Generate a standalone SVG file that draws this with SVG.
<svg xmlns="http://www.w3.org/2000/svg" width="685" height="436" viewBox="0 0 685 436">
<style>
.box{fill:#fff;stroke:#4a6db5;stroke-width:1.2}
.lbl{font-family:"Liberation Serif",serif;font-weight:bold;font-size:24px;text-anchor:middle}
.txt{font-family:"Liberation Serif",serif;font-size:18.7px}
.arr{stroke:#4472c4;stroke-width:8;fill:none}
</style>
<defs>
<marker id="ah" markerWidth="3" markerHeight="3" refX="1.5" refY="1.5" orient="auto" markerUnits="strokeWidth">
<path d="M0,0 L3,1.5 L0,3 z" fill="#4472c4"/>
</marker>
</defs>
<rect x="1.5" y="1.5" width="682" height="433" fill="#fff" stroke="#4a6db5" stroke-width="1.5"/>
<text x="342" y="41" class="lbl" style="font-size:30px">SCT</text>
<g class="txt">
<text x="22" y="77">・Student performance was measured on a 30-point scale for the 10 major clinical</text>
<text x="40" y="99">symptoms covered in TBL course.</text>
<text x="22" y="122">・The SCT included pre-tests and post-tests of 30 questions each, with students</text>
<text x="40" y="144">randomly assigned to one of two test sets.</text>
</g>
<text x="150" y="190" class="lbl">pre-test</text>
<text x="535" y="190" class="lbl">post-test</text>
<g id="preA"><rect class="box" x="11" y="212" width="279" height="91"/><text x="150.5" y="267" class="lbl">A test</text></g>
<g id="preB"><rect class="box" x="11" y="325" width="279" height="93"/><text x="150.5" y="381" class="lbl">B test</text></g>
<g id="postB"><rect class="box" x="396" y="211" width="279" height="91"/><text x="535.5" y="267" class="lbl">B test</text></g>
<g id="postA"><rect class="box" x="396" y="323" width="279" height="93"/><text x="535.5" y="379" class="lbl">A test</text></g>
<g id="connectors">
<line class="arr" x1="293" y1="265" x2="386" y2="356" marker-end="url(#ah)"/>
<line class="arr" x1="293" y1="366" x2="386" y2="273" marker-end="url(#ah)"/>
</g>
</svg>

# Your task:
Every line that holds the string "with" should be returned.

# Answer for the task:
Generate a standalone SVG file that draws this with SVG.
<text x="22" y="122">・The SCT included pre-tests and post-tests of 30 questions each, with students</text>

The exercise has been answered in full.